If you work with clojure a lot, does it become natural?
I've worked with clojure for years, and it becomes pretty normal, but I don't think it inherently get's better than the alternative, just on par... although it's realllly nice not to ever have to think about operator precedence, especially if you have to switch between languages.
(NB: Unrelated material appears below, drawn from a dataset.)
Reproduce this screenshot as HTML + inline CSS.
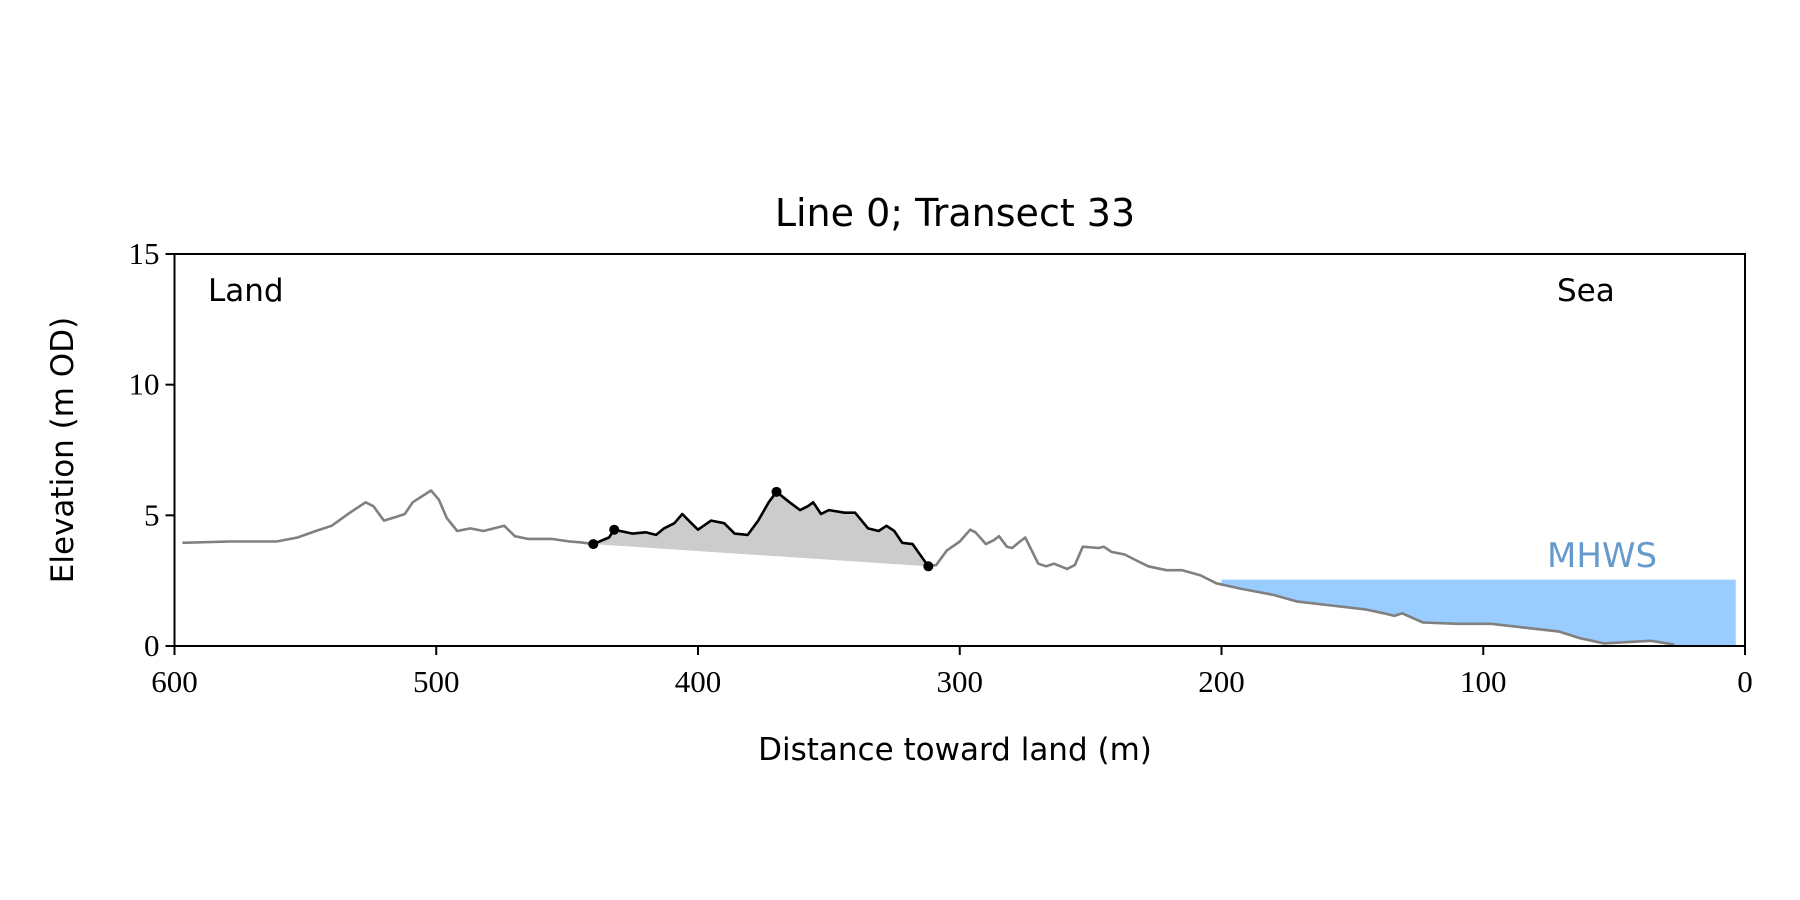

Where it really shines though is when you use the threading macro and inline comments to make really complex math a breeze to review:
(-> (+ 34 68 12 9 20) ;; sum all the numbers
(/ 140) ;; divide by a quotient for some reason
(* 2) ;; multiply by two for it's own reason
The real advantage of this notation is that it's much, much easier to stack calculations.
Example:
(/ (+ 34 68 12 9 20) 140)
You can imagine how the first part of that could come about:
(+ 34 68 12 9 20)
And then the second part (pseudocode):
(/ sum 140)
In Clojure it's easy to mash them together, or for example to paste the first calculation in the second.
(/ (+ 34 68 12 9 20) 140)
Want to go further? Easy: add another enclosing parens.
(* (/ (+ 34 68 12 9 20) 140) 1.5 2)
Note how we're stacking in a more human-readable order - a new calculation starts on the left hand side, the first thing we see as we read it.